Capital Discipline Is Not Investor Hostility

The Supreme Court’s ruling in Tiger Global tax case signals institutional maturity, not caprice, as India shifts from capital accommodation to capital discipline.

iStock.com/naveen0301
Article related image
Supreme Court
Author
By Srinath Sridharan

Dr. Srinath Sridharan is a Corporate Advisor & Independent Director on Corporate Boards. He is the author of ‘Family and Dhanda’.

January 21, 2026 at 8:58 AM IST

For much of the decade following the global financial crisis, capital moved with unusual ease, supported by prolonged monetary accommodation and a persistent search for yield. That environment has receded. Higher interest rates, geopolitical fragmentation and sharper risk pricing have ushered in a phase in which capital moves more deliberately, demands institutional certainty and shows less tolerance for ambiguity.

It is in this context that the Supreme Court’s ruling on Tiger Global’s Flipkart exit must be understood. The judgment, which held that capital gains arising from Indian assets are taxable when offshore structures lack genuine economic substance, is being widely misread. It is not an expression of investor hostility. It is an assertion of institutional discipline.

By reaffirming the principle of substance over form, the court aligned India with standards that mature capital markets increasingly take for granted. Tax treaties are instruments of facilitation, not shields for artificial pass-through entities. Structures created primarily for tax optimisation distort competition and weaken confidence in the rule of law.

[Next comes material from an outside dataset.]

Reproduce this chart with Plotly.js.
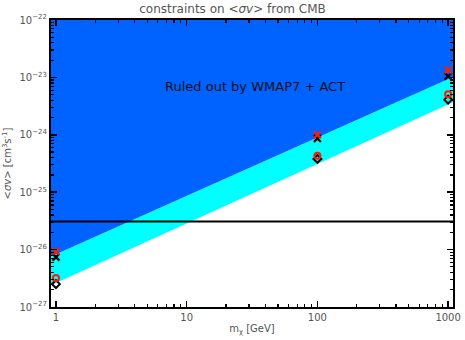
<!DOCTYPE html>
<html>
<head>
<meta charset="utf-8">
<script src="https://cdn.plot.ly/plotly-3.0.1.min.js"></script>
<style>html,body{margin:0;padding:0;background:#fff;}#chart{width:465px;height:340px;}</style>
</head>
<body>
<div id="chart"></div>
<script>
// Band edges (WMAP7 + ACT constraint)
const bandMass = [0.916, 1090];
const bandUpper = [7.6e-27, 1.02e-23];
const bandLower = [2.4e-27, 3.7e-24];
const plotTop = [1e-22, 1e-22];

// Thermal relic cross-section line
const thermalMass = [0.916, 1090];
const thermalSigma = [3.1e-26, 3.1e-26];

// Individual channel points
const pointMass = [1, 100, 1000];
const redX = [9.3e-27, 1.0e-24, 1.35e-23];
const blackX = [7.4e-27, 8.6e-25, 1.05e-23];
const redCircle = [3.2e-27, 4.3e-25, 5.1e-24];
const blackDiamond = [2.5e-27, 3.8e-25, 4.1e-24];

const xTickVals = [1, 10, 100, 1000];
const xTickText = ['1', '10', '100', '1000'];
const yTickVals = [1e-27, 1e-26, 1e-25, 1e-24, 1e-23, 1e-22];
const yTickText = ['10<sup>−27</sup>', '10<sup>−26</sup>', '10<sup>−25</sup>', '10<sup>−24</sup>', '10<sup>−23</sup>', '10<sup>−22</sup>'];

const BLUE = '#0062FF';
const CYAN = '#00FFFF';
const FONT = 'DejaVu Sans, Liberation Sans, sans-serif';

const traces = [
  {x: bandMass, y: bandLower, mode: 'lines', line: {width: 0, color: CYAN}, hoverinfo: 'skip'},
  {x: bandMass, y: bandUpper, mode: 'lines', fill: 'tonexty', fillcolor: CYAN, line: {width: 0, color: CYAN}, hoverinfo: 'skip'},
  {x: bandMass, y: plotTop, mode: 'lines', fill: 'tonexty', fillcolor: BLUE, line: {width: 0, color: BLUE}, hoverinfo: 'skip'},
  {x: thermalMass, y: thermalSigma, mode: 'lines', line: {width: 2, color: '#000'}},
  {x: pointMass, y: blackDiamond, mode: 'markers', marker: {symbol: 'diamond-open', size: 6, color: '#000', line: {width: 2, color: '#000'}}},
  {x: pointMass, y: redCircle, mode: 'markers', marker: {symbol: 'circle-open', size: 6, color: '#ff1a00', line: {width: 2, color: '#ff1a00'}}},
  {x: pointMass, y: blackX, mode: 'markers', marker: {symbol: 'x-thin-open', size: 7, color: '#000', line: {width: 2.2, color: '#000'}}},
  {x: pointMass, y: redX, mode: 'markers', marker: {symbol: 'x-thin-open', size: 7, color: '#ff1a00', line: {width: 2.2, color: '#ff1a00'}}}
];

const axisCommon = {
  type: 'log', showgrid: false, zeroline: false,
  showline: true, linecolor: '#000', linewidth: 2, mirror: 'allticks',
  ticks: 'inside', ticklen: 6, tickwidth: 1.5, tickcolor: '#000',
  minor: {ticks: 'inside', ticklen: 3, tickwidth: 1.2, tickcolor: '#000', dtick: 'D1', showgrid: false},
  tickfont: {family: FONT, size: 10, color: '#555'}
};

const layout = {
  width: 465, height: 340,
  margin: {l: 51, r: 12, t: 20, b: 33},
  paper_bgcolor: '#fff', plot_bgcolor: '#fff',
  showlegend: false,
  title: {text: 'constraints on &lt;<i>σv</i>&gt; from CMB', font: {family: FONT, size: 12, color: '#555'}, x: 0.5, xanchor: 'center', y: 0.975, yanchor: 'middle'},
  xaxis: Object.assign({}, axisCommon, {
    range: [Math.log10(0.916), Math.log10(1090)],
    tickvals: xTickVals, ticktext: xTickText,
    title: {text: 'm<sub>χ</sub> [GeV]', font: {family: FONT, size: 10, color: '#555'}, standoff: 3}
  }),
  yaxis: Object.assign({}, axisCommon, {
    range: [-27, -22],
    tickvals: yTickVals, ticktext: yTickText,
    title: {text: '&lt;<i>σv</i>&gt; [cm<sup>3</sup>s<sup>-1</sup>]', font: {family: FONT, size: 10, color: '#555'}, standoff: 6}
  }),
  annotations: [{
    xref: 'paper', yref: 'paper', x: 0.508, y: 0.8, showarrow: false,
    text: 'Ruled out by WMAP7 + ACT', font: {family: FONT, size: 13, color: '#111'}
  }]
};

Plotly.newPlot('chart', traces, layout, {displayModeBar: false, staticPlot: true});
</script>
</body>
</html>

Some investors have interpreted the ruling as tax assertiveness or uncertainty, particularly given the length of the litigation. Yet the fact that the issue was tested across multiple judicial layers and settled by the highest court reinforces the credibility of India’s institutional process. Foreign investors enjoyed full access to legal remedies, even as delays faced by ordinary citizens remain a separate governance concern with serious social and economic costs.

This distinction matters. Judicial delay is a weakness that warrants reform. Judicial clarity, however, is a strength that underpins market confidence. Treating the two as interchangeable obscures the real signal the ruling sends.

There will be near-term consequences. Some private equity investors will reassess exit assumptions. Some transactions will be delayed. Required returns may rise. These are not symptoms of capital flight, but of repricing in response to a clearer rule set.

For an extended period after the global financial crisis, capital structures were built on assumptions of frictionless exits and permissive tax interpretations. That era is ending. Globally, capital is becoming more selective, less tolerant of legal ambiguity and more attentive to substance over form.

India is signalling that it is prepared to operate within this more disciplined regime. The emphasis on economic substance discourages treaty shopping and brings domestic practice closer to tightening global norms.

The broader implication is not that foreign capital faces a long winter in India. Capital flows will continue to vary by mandate, tenure and geography. Funds with shorter horizons may pause or reprice. Patient capital with a long-term perspective will judge India less on episodic friction and more on its capacity to deliver durable growth, rule-based governance and credible exits.

India does not need to apologise for asserting tax sovereignty. Mature capital markets are not built through accommodation at the margins, but through consistency at the core. Confidence is sustained not by regulatory laxity, but by predictable rule-making.

Capital aligned with long cycles, genuine economic presence and institutional discipline will continue to find opportunity. A capital reliant on form without substance will find the environment less forgiving. That distinction reflects not hostility, but the normal evolution of a maturing capital regime.